English language Uncategorized

Calm and composed

Q: Now that the verb “comprise” has come to mean “compose,” what word are we supposed to use for the old meaning of “comprise”?

A: “Comprise,” as you’ve noticed, has become ambiguous through misuse.

The traditional rule is that the whole “comprises” (consists of, includes, or contains) the parts, and the parts “compose” (constitute or make up) the whole.

The whole, meanwhile, is “composed of” its parts, not “comprised of” them, as people are increasingly saying and writing.

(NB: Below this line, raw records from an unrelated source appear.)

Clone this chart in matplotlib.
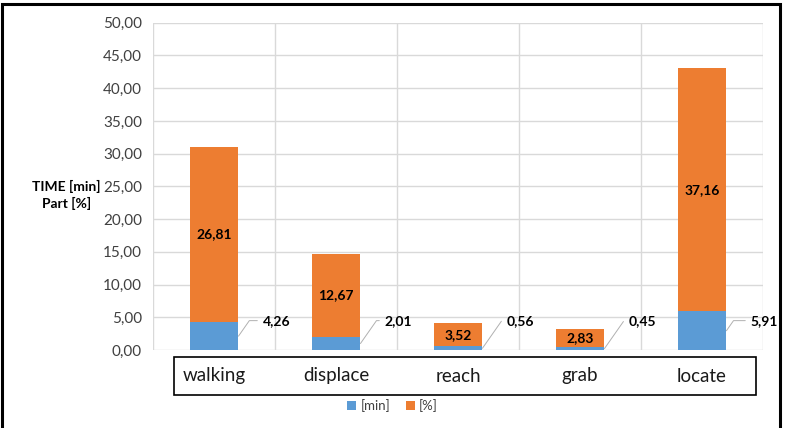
import matplotlib
matplotlib.use("Agg")
import matplotlib.pyplot as plt
from matplotlib.patches import Rectangle
from matplotlib.ticker import FuncFormatter, MultipleLocator
from matplotlib.transforms import blended_transform_factory
import numpy as np

plt.rcParams["font.family"] = ["Lato", "DejaVu Sans"]

categories = ["walking", "displace", "reach", "grab", "locate"]
time_min = [4.26, 2.01, 0.56, 0.45, 5.91]
part_pct = [26.81, 12.67, 3.52, 2.83, 37.16]
series_names = ["[min]", "[%]"]

BLUE = "#5B9BD5"
ORANGE = "#ED7D31"
GRID = "#D9D9D9"


def comma(v, _pos=None, nd=2):
    return f"{v:.{nd}f}".replace(".", ",")


fig = plt.figure(figsize=(7.85, 4.28), dpi=100)
ax = fig.add_axes([0.195, 0.182, 0.777, 0.765])

x = np.arange(len(categories))
w = 0.4
ax.bar(x, time_min, w, color=BLUE, label=series_names[0], zorder=3)
ax.bar(x, part_pct, w, bottom=time_min, color=ORANGE, label=series_names[1], zorder=3)

ax.set_xlim(-0.5, len(categories) - 0.5)
ax.set_ylim(0, 50)
ax.yaxis.set_major_locator(MultipleLocator(5))
ax.yaxis.set_major_formatter(FuncFormatter(comma))
ax.xaxis.set_major_locator(MultipleLocator(1, offset=0.5))
ax.set_xticklabels([])
ax.grid(True, color=GRID, lw=1.0, zorder=0)
ax.tick_params(length=0, labelsize=11, labelcolor="#404040", pad=8)
for s in ax.spines.values():
    s.set_visible(False)

# orange labels, centered in segment
for xi, m, p in zip(x, time_min, part_pct):
    ax.text(xi, m + p / 2, comma(p), ha="center", va="center",
            fontsize=10, fontweight="bold", color="black", zorder=4)

# blue labels with leader lines
for xi, m in zip(x, time_min):
    ax.annotate(comma(m), xy=(xi + w / 2, m / 2), xytext=(xi + w / 2 + 0.2, 4.5),
                ha="left", va="center", fontsize=10, fontweight="bold", color="black",
                arrowprops=dict(arrowstyle="-", color="#B0B0B0", lw=0.7,
                                connectionstyle="angle,angleA=0,angleB=55,rad=0",
                                shrinkA=2, shrinkB=0),
                zorder=4)

fig.text(0.085, 0.545, "TIME [min]\nPart [%]", ha="center", va="center",
         fontsize=10, fontweight="bold", linespacing=1.4)

# category label box
box_l, box_r = 174 / 785, 756 / 785
box_b, box_t = 1 - 395 / 428, 1 - 357 / 428
fig.add_artist(Rectangle((box_l, box_b), box_r - box_l, box_t - box_b,
                         transform=fig.transFigure, fill=False, ec="black", lw=1.2))
trans = blended_transform_factory(ax.transData, fig.transFigure)
for xi, c in zip(x, categories):
    ax.text(xi, (box_b + box_t) / 2, c, transform=trans, clip_on=False,
            ha="center", va="center", fontsize=13.5, color="#1a1a1a")

fig.legend(loc="center", bbox_to_anchor=(0.5, 0.052), ncol=2, frameon=False,
           fontsize=9.5, handlelength=0.7, handleheight=0.7, columnspacing=1.2,
           handletextpad=0.3, labelcolor="#404040")

# outer frame
fig.add_artist(Rectangle((0.003, -0.1), 0.991, 1.091, transform=fig.transFigure,
                         fill=False, ec="black", lw=2.2))

fig.savefig("out.png", dpi=100)
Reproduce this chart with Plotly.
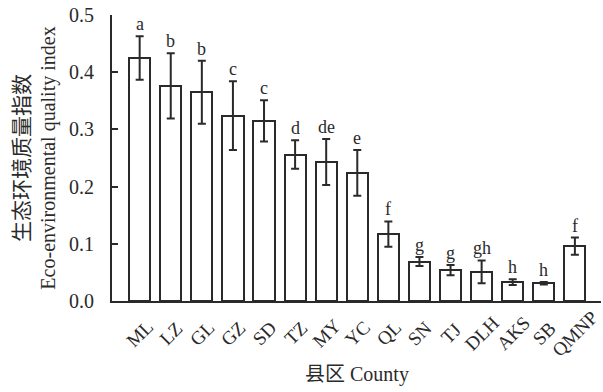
import plotly.graph_objects as go

# County codes and eco-environmental quality index (mean ± SD)
counties = ["ML", "LZ", "GL", "GZ", "SD", "TZ", "MY", "YC", "QL", "SN",
            "TJ", "DLH", "AKS", "SB", "QMNP"]
means = [0.425, 0.376, 0.365, 0.324, 0.315, 0.256, 0.243, 0.224, 0.117, 0.069,
         0.054, 0.051, 0.033, 0.031, 0.096]
errors = [0.038, 0.057, 0.055, 0.060, 0.036, 0.025, 0.040, 0.040, 0.022, 0.008,
          0.009, 0.020, 0.005, 0.002, 0.015]
letters = ["a", "b", "b", "c", "c", "d", "de", "e", "f", "g",
           "g", "gh", "h", "h", "f"]

ink = "#2a2a2a"
serif = "Liberation Serif, Noto Sans CJK SC"
positions = list(range(len(counties)))

fig = go.Figure()
fig.add_trace(go.Bar(
    x=positions,
    y=means,
    width=0.68,
    marker=dict(color="white", line=dict(color=ink, width=2)),
    error_y=dict(type="data", array=errors, visible=True,
                 color=ink, thickness=2, width=4),
    showlegend=False,
))

# Significance letters above each error bar
for i, (m, e, lab) in enumerate(zip(means, errors, letters)):
    fig.add_annotation(x=i, y=m + e, text=lab, showarrow=False,
                       xanchor="center", yanchor="bottom",
                       font=dict(family=serif, size=18, color=ink))

# Category labels, rotated 45° and centred under each bar
for i, name in enumerate(counties):
    fig.add_annotation(x=i, xref="x", y=0, yref="paper", text=name,
                       showarrow=False, textangle=-45,
                       xanchor="center", yanchor="middle", yshift=-32,
                       font=dict(family=serif, size=19, color=ink))

# Horizontal axis title
fig.add_annotation(x=0.5, xref="paper", y=0, yref="paper", text="县区 County",
                   showarrow=False, xanchor="center", yanchor="middle",
                   yshift=-73, font=dict(family=serif, size=20, color=ink))

fig.update_layout(
    width=603, height=392,
    margin=dict(l=112, r=2, t=15, b=91),
    plot_bgcolor="white", paper_bgcolor="white",
    font=dict(family=serif, color=ink),
    bargap=0,
)
fig.update_xaxes(
    tickmode="array", tickvals=positions, showticklabels=False,
    range=[-0.89, 14.84],
    showline=True, linecolor=ink, linewidth=2, ticks="",
    showgrid=False, zeroline=False,
)
fig.update_yaxes(
    range=[0, 0.5], dtick=0.1, tickformat=".1f",
    showline=True, linecolor=ink, linewidth=2,
    ticks="inside", ticklen=6, tickwidth=2, tickcolor=ink,
    ticklabelstandoff=12,
    showgrid=False, zeroline=False,
    tickfont=dict(family=serif, size=20, color=ink),
    title=dict(text="<span style='font-size:21px'>生态环境质量指数</span><br>Eco-environmental quality index",
               font=dict(family=serif, size=20, color=ink), standoff=8),
)

fig.write_html("out.html")
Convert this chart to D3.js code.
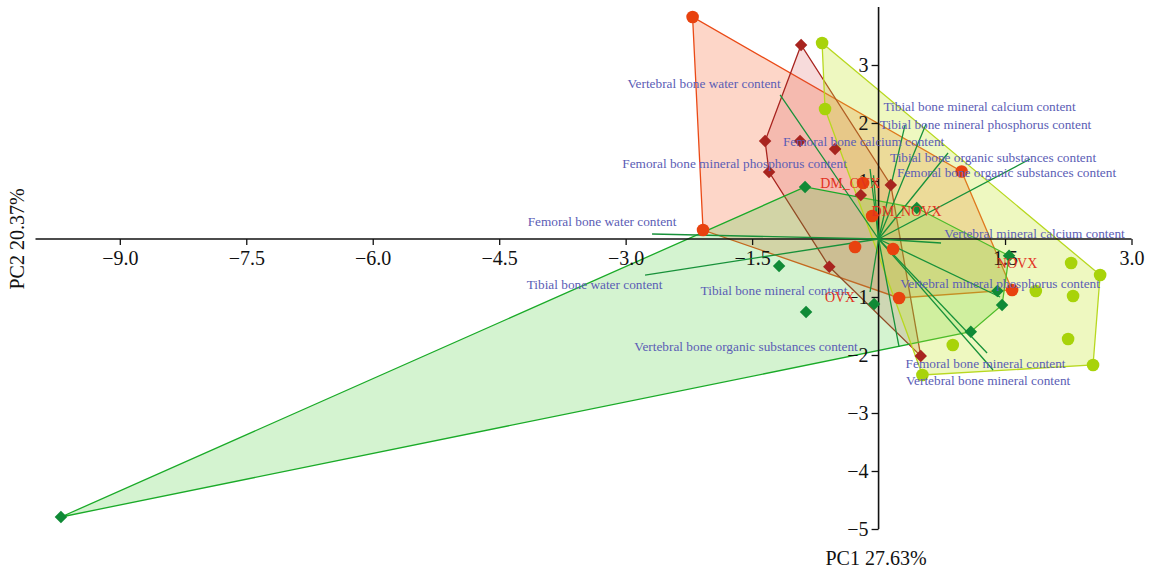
<!DOCTYPE html>
<html>
<head>
<meta charset="utf-8">
<script src="https://cdn.jsdelivr.net/npm/d3@7"></script>
<style>
  html, body { margin: 0; padding: 0; background: #fff; }
  svg { display: block; font-family: "Liberation Serif", "DejaVu Serif", serif; }
</style>
</head>
<body>
<svg id="chart" width="1149" height="571"></svg>
<script>
// ---- data ----
const xTicks = [-9.0, -7.5, -6.0, -4.5, -3.0, -1.5, 1.5, 3.0];
const yTicks = [-5, -4, -3, -2, -1, 1, 2, 3];
const xTitle = "PC1 27.63%";
const yTitle = "PC2 20.37%";

// group scores [PC1, PC2]
const orangeCircles = [[-2.206, 3.828], [-2.082, 0.155], [-0.184, 0.966], [-0.077, 0.397], [-0.279, -0.138],
  [0.172, -0.172], [0.243, -1.017], [0.985, 1.164], [1.584, -0.879]];
const redDiamonds = [[-0.919, 3.345], [-1.346, 1.69], [-0.931, 1.69], [-0.516, 1.552], [-1.299, 1.155],
  [0.145, 0.931], [-0.211, 0.759], [-0.584, -0.478], [0.5, -2.017]];
const greenDiamonds = [[-9.698, -4.793], [-0.872, 0.897], [-1.18, -0.466], [-0.86, -1.259], [-0.053, -1.121],
  [0.453, 0.534], [1.548, -0.288], [1.409, -0.897], [1.465, -1.138], [1.094, -1.598]];
const yellowCircles = [[-0.67, 3.379], [-0.635, 2.241], [2.284, -0.414], [2.628, -0.621], [1.865, -0.897],
  [2.307, -0.983], [2.248, -1.724], [2.544, -2.172], [0.88, -1.828], [0.52, -2.345]];

// group labels [name, PC1, PC2]
const groupLabels = [["DM_OVX", -0.338, 0.966], ["DM_NOVX", 0.332, 0.483], ["NOVX", 1.643, -0.414], ["OVX", -0.457, -1.0]];

// loadings: name, arrow end (PC1, PC2), label position (PC1, PC2)
const loadingNames = ["Vertebral bone water content", "Tibial bone mineral calcium content",
  "Tibial bone mineral phosphorus content", "Femoral bone calcium content",
  "Femoral bone mineral phosphorus content", "Tibial bone organic substances content",
  "Femoral bone organic substances content", "Femoral bone water content",
  "Vertebral mineral calcium content", "Tibial bone water content", "Tibial bone mineral content",
  "Vertebral mineral phosphorus content", "Vertebral bone organic substances content",
  "Femoral bone mineral content", "Vertebral bone mineral content"];
const loadingEnds = [[-1.168, 2.483], [0.314, 1.966], [0.563, 1.983], [-0.06, 1.10], [-0.101, 1.207],
  [0.824, 1.483], [1.797, 1.379], [-2.687, 0.086], [0.741, -0.069], [-2.77, -0.621], [-0.101, -0.914],
  [1.441, -1.0], [0.243, -1.862], [1.287, -1.966], [1.358, -2.259]];
const loadingLabelPos = [[-2.07, 2.69], [1.198, 2.293], [1.269, 1.983], [-0.178, 1.69], [-1.708, 1.31],
  [1.358, 1.414], [1.518, 1.155], [-3.28, 0.31], [1.85, 0.103], [-3.369, -0.776], [-1.24, -0.879],
  [1.441, -0.759], [-1.572, -1.845], [1.269, -2.138], [1.299, -2.431]];

// ---- drawing ----
const svg = d3.select("#chart");
const x = d3.scaleLinear().domain([-10, 3]).range([35.5, 1131.5]);
const y = d3.scaleLinear().domain([-5, 4]).range([529, 7]);

const groups = [
  { pts: orangeCircles, shape: "circle", color: "#e8420f", stroke: "#ea4a16", fill: "#f96a3a", op: 0.28 },
  { pts: redDiamonds, shape: "diamond", color: "#a8241f", stroke: "#a8241f", fill: "#d84a4a", op: 0.2 },
  { pts: greenDiamonds, shape: "diamond", color: "#0f8a36", stroke: "#1aaa28", fill: "#4ccc3a", op: 0.24 },
  { pts: yellowCircles, shape: "circle", color: "#a8d30a", stroke: "#b8d820", fill: "#c8e830", op: 0.3 }
];

// hulls
const hullG = svg.append("g");
groups.forEach(g => {
  const hull = d3.polygonHull(g.pts.map(p => [x(p[0]), y(p[1])]));
  hullG.append("path")
    .attr("d", "M" + hull.join("L") + "Z")
    .attr("fill", g.fill).attr("fill-opacity", g.op)
    .attr("stroke", g.stroke).attr("stroke-width", 1.3);
});

// axes crossing at origin
const xAxis = d3.axisBottom(x).tickValues(xTicks).tickFormat(d3.format(".1f")).tickSize(6).tickPadding(6);
const gx = svg.append("g").attr("transform", `translate(0,${y(0)})`).call(xAxis);
const yAxis = d3.axisLeft(y).tickValues(yTicks).tickFormat(d3.format("d")).tickSize(7).tickPadding(3);
const gy = svg.append("g").attr("transform", `translate(${x(0)},0)`).call(yAxis);
[gx, gy].forEach(g => {
  g.select(".domain").attr("stroke", "#111").attr("stroke-width", 1.6);
  g.selectAll(".tick line").attr("stroke", "#111").attr("stroke-width", 1.3);
  g.selectAll(".tick text").attr("fill", "#111").style("font-size", "20px")
    .style("font-family", "'Liberation Serif', serif");
});
gx.select(".domain").attr("d", `M${x(-10)},0H${x(3)}`);
gy.select(".domain").attr("d", `M0,${y(4)}V${y(-5)}`);

// loading lines
const lineG = svg.append("g");
loadingEnds.forEach(e => {
  lineG.append("line")
    .attr("x1", x(0)).attr("y1", y(0)).attr("x2", x(e[0])).attr("y2", y(e[1]))
    .attr("stroke", "#17913a").attr("stroke-width", 1.3);
});

// points
const ptG = svg.append("g");
groups.forEach(g => {
  g.pts.forEach(p => {
    if (g.shape === "circle") {
      ptG.append("circle").attr("cx", x(p[0])).attr("cy", y(p[1])).attr("r", 6.3).attr("fill", g.color);
    } else {
      ptG.append("path").attr("d", d3.symbol(d3.symbolSquare, 78)())
        .attr("transform", `translate(${x(p[0])},${y(p[1])}) rotate(45)`)
        .attr("fill", g.color);
    }
  });
});

// loading labels
const labG = svg.append("g");
loadingNames.forEach((n, i) => {
  labG.append("text")
    .attr("x", x(loadingLabelPos[i][0])).attr("y", y(loadingLabelPos[i][1]))
    .attr("text-anchor", "middle").attr("dy", "0.35em")
    .attr("fill", "#5b5db5").style("font-size", "13.3px").text(n);
});

// group labels
groupLabels.forEach(d => {
  svg.append("text")
    .attr("x", x(d[1])).attr("y", y(d[2]))
    .attr("text-anchor", "middle").attr("dy", "0.35em")
    .attr("fill", "#e2321f").style("font-size", "14px").text(d[0]);
});

// titles
svg.append("text").attr("x", 876).attr("y", 565).attr("text-anchor", "middle")
  .attr("fill", "#111").style("font-size", "20px").text(xTitle);
svg.append("text").attr("transform", "translate(24,239) rotate(-90)").attr("text-anchor", "middle")
  .attr("fill", "#111").style("font-size", "20px").text(yTitle);
</script>
</body>
</html>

My advice is to stay away from “comprised of” altogether. It makes no sense, and to a stickler it makes you sound uninformed. In addition to saying something is “composed of” this, that, and the other, you can say it “includes” or “consists of” or “is made up of” them.

As I said, that’s my advice, but “comprised of” is now a very common usage, and dictionaries are bound to accept it without qualification one of these days.

R.W. Burchfield, the editor of The New Fowlers Modern English Usage, said in 1996 that opposition to the use of “comprised of” for “composed of” was getting weaker. He was right.

Both The American Heritage Dictionary of the English Language (4th ed.) and Merriam-Webster’s Collegiate Dictionary (11th ed.) agree with Burchfield that opposition to the usage is abating.

But the two dictionaries warn that you’re still likely to be criticized by traditionalists for using “comprised of” to mean “composed of.”